EXERCISE PROMPT:
All of the data should be repeated exactly; pictures are not part of the copy.
— begin SOURCE MATERIAL —
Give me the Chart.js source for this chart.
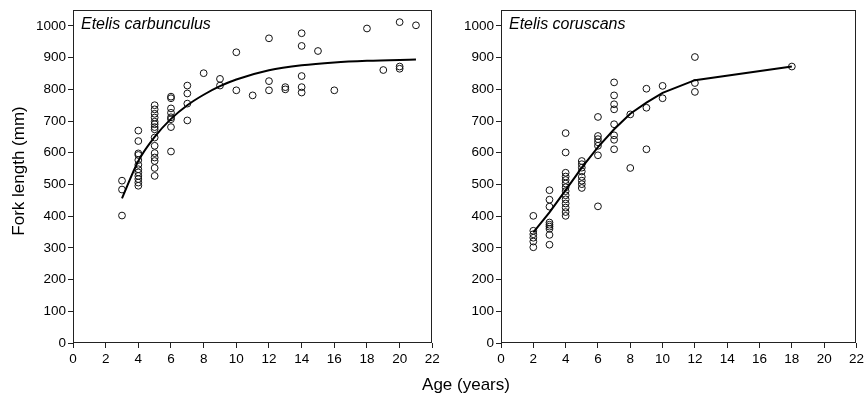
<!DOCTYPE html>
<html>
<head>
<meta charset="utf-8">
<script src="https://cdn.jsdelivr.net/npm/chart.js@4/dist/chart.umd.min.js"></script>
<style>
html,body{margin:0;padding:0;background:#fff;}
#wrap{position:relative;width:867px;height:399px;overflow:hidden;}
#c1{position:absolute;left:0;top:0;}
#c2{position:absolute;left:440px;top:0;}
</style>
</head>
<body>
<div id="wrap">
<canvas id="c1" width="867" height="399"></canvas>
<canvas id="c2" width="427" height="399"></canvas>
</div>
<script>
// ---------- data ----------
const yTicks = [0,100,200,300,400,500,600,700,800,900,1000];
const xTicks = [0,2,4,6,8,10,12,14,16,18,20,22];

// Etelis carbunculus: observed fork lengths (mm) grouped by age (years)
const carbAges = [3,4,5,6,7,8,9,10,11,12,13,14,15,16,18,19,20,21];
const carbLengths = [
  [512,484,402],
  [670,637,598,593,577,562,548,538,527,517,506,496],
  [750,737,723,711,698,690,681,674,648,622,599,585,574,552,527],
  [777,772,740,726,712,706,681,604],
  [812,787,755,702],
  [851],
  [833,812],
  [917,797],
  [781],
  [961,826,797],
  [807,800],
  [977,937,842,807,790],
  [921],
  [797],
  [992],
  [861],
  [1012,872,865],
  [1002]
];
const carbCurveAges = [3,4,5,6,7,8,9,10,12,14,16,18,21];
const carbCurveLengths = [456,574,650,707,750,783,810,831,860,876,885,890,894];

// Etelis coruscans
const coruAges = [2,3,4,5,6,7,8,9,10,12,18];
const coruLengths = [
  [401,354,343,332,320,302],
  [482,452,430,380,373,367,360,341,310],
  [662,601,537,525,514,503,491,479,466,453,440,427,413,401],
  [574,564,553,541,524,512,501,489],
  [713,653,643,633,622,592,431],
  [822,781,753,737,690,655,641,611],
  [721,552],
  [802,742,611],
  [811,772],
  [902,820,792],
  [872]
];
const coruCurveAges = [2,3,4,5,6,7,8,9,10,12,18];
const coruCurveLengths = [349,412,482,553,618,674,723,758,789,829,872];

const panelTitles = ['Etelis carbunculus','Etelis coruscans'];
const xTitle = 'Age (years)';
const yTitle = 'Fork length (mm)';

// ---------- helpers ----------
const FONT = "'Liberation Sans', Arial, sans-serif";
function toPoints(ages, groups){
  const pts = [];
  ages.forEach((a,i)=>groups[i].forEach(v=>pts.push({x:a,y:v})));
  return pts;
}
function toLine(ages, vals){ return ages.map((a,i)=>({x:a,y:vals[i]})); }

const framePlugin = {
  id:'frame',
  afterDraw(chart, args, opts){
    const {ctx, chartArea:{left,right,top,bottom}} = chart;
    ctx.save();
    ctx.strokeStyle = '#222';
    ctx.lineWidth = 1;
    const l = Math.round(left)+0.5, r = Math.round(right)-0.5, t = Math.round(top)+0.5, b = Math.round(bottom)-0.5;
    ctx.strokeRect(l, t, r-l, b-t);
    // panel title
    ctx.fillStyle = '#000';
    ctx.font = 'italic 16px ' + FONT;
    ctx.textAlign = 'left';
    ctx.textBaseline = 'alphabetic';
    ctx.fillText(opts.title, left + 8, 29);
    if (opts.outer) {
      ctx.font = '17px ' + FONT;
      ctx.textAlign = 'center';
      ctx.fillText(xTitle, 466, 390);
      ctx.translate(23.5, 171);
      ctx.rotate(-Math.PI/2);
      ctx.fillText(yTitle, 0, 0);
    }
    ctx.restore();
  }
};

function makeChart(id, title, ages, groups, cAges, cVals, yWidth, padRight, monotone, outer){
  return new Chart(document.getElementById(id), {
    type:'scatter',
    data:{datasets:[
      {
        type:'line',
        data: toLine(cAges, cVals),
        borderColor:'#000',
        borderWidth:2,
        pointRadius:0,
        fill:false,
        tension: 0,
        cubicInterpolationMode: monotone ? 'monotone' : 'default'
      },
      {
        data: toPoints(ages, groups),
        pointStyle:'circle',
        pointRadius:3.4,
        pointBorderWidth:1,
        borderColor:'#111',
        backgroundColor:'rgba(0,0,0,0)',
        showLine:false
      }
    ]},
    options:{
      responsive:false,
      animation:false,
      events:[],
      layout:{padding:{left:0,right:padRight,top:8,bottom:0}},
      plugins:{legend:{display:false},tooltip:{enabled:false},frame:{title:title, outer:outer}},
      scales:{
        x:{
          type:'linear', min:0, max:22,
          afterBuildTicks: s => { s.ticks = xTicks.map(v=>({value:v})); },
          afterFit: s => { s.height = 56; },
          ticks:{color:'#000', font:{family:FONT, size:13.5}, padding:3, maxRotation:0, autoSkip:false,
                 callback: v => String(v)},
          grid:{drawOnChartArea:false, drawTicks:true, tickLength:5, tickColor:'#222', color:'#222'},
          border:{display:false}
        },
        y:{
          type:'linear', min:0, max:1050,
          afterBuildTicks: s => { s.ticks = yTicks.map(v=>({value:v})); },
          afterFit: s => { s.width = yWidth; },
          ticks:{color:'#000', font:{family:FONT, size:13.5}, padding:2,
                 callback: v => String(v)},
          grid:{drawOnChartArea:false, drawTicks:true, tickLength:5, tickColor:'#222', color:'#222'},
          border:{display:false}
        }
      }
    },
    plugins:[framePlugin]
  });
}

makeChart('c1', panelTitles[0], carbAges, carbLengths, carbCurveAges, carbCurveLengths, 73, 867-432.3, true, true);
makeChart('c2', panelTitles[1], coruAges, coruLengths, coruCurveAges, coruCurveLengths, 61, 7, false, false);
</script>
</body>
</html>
— end SOURCE MATERIAL —
TASK RESPONSE:
Give me the Chart.js source for this chart.
<!DOCTYPE html>
<html>
<head>
<meta charset="utf-8">
<script src="https://cdn.jsdelivr.net/npm/chart.js@4/dist/chart.umd.min.js"></script>
<style>
html,body{margin:0;padding:0;background:#fff;}
#wrap{position:relative;width:867px;height:399px;overflow:hidden;}
#c1{position:absolute;left:0;top:0;}
#c2{position:absolute;left:440px;top:0;}
</style>
</head>
<body>
<div id="wrap">
<canvas id="c1" width="867" height="399"></canvas>
<canvas id="c2" width="427" height="399"></canvas>
</div>
<script>
// ---------- data ----------
const yTicks = [0,100,200,300,400,500,600,700,800,900,1000];
const xTicks = [0,2,4,6,8,10,12,14,16,18,20,22];

// Etelis carbunculus: observed fork lengths (mm) grouped by age (years)
const carbAges = [3,4,5,6,7,8,9,10,11,12,13,14,15,16,18,19,20,21];
const carbLengths = [
  [512,484,402],
  [670,637,598,593,577,562,548,538,527,517,506,496],
  [750,737,723,711,698,690,681,674,648,622,599,585,574,552,527],
  [777,772,740,726,712,706,681,604],
  [812,787,755,702],
  [851],
  [833,812],
  [917,797],
  [781],
  [961,826,797],
  [807,800],
  [977,937,842,807,790],
  [921],
  [797],
  [992],
  [861],
  [1012,872,865],
  [1002]
];
const carbCurveAges = [3,4,5,6,7,8,9,10,12,14,16,18,21];
const carbCurveLengths = [456,574,650,707,750,783,810,831,860,876,885,890,894];

// Etelis coruscans
const coruAges = [2,3,4,5,6,7,8,9,10,12,18];
const coruLengths = [
  [401,354,343,332,320,302],
  [482,452,430,380,373,367,360,341,310],
  [662,601,537,525,514,503,491,479,466,453,440,427,413,401],
  [574,564,553,541,524,512,501,489],
  [713,653,643,633,622,592,431],
  [822,781,753,737,690,655,641,611],
  [721,552],
  [802,742,611],
  [811,772],
  [902,820,792],
  [872]
];
const coruCurveAges = [2,3,4,5,6,7,8,9,10,12,18];
const coruCurveLengths = [349,412,482,553,618,674,723,758,789,829,872];

const panelTitles = ['Etelis carbunculus','Etelis coruscans'];
const xTitle = 'Age (years)';
const yTitle = 'Fork length (mm)';

// ---------- helpers ----------
const FONT = "'Liberation Sans', Arial, sans-serif";
function toPoints(ages, groups){
  const pts = [];
  ages.forEach((a,i)=>groups[i].forEach(v=>pts.push({x:a,y:v})));
  return pts;
}
function toLine(ages, vals){ return ages.map((a,i)=>({x:a,y:vals[i]})); }

const framePlugin = {
  id:'frame',
  afterDraw(chart, args, opts){
    const {ctx, chartArea:{left,right,top,bottom}} = chart;
    ctx.save();
    ctx.strokeStyle = '#222';
    ctx.lineWidth = 1;
    const l = Math.round(left)+0.5, r = Math.round(right)-0.5, t = Math.round(top)+0.5, b = Math.round(bottom)-0.5;
    ctx.strokeRect(l, t, r-l, b-t);
    // panel title
    ctx.fillStyle = '#000';
    ctx.font = 'italic 16px ' + FONT;
    ctx.textAlign = 'left';
    ctx.textBaseline = 'alphabetic';
    ctx.fillText(opts.title, left + 8, 29);
    if (opts.outer) {
      ctx.font = '17px ' + FONT;
      ctx.textAlign = 'center';
      ctx.fillText(xTitle, 466, 390);
      ctx.translate(23.5, 171);
      ctx.rotate(-Math.PI/2);
      ctx.fillText(yTitle, 0, 0);
    }
    ctx.restore();
  }
};

function makeChart(id, title, ages, groups, cAges, cVals, yWidth, padRight, monotone, outer){
  return new Chart(document.getElementById(id), {
    type:'scatter',
    data:{datasets:[
      {
        type:'line',
        data: toLine(cAges, cVals),
        borderColor:'#000',
        borderWidth:2,
        pointRadius:0,
        fill:false,
        tension: 0,
        cubicInterpolationMode: monotone ? 'monotone' : 'default'
      },
      {
        data: toPoints(ages, groups),
        pointStyle:'circle',
        pointRadius:3.4,
        pointBorderWidth:1,
        borderColor:'#111',
        backgroundColor:'rgba(0,0,0,0)',
        showLine:false
      }
    ]},
    options:{
      responsive:false,
      animation:false,
      events:[],
      layout:{padding:{left:0,right:padRight,top:8,bottom:0}},
      plugins:{legend:{display:false},tooltip:{enabled:false},frame:{title:title, outer:outer}},
      scales:{
        x:{
          type:'linear', min:0, max:22,
          afterBuildTicks: s => { s.ticks = xTicks.map(v=>({value:v})); },
          afterFit: s => { s.height = 56; },
          ticks:{color:'#000', font:{family:FONT, size:13.5}, padding:3, maxRotation:0, autoSkip:false,
                 callback: v => String(v)},
          grid:{drawOnChartArea:false, drawTicks:true, tickLength:5, tickColor:'#222', color:'#222'},
          border:{display:false}
        },
        y:{
          type:'linear', min:0, max:1050,
          afterBuildTicks: s => { s.ticks = yTicks.map(v=>({value:v})); },
          afterFit: s => { s.width = yWidth; },
          ticks:{color:'#000', font:{family:FONT, size:13.5}, padding:2,
                 callback: v => String(v)},
          grid:{drawOnChartArea:false, drawTicks:true, tickLength:5, tickColor:'#222', color:'#222'},
          border:{display:false}
        }
      }
    },
    plugins:[framePlugin]
  });
}

makeChart('c1', panelTitles[0], carbAges, carbLengths, carbCurveAges, carbCurveLengths, 73, 867-432.3, true, true);
makeChart('c2', panelTitles[1], coruAges, coruLengths, coruCurveAges, coruCurveLengths, 61, 7, false, false);
</script>
</body>
</html>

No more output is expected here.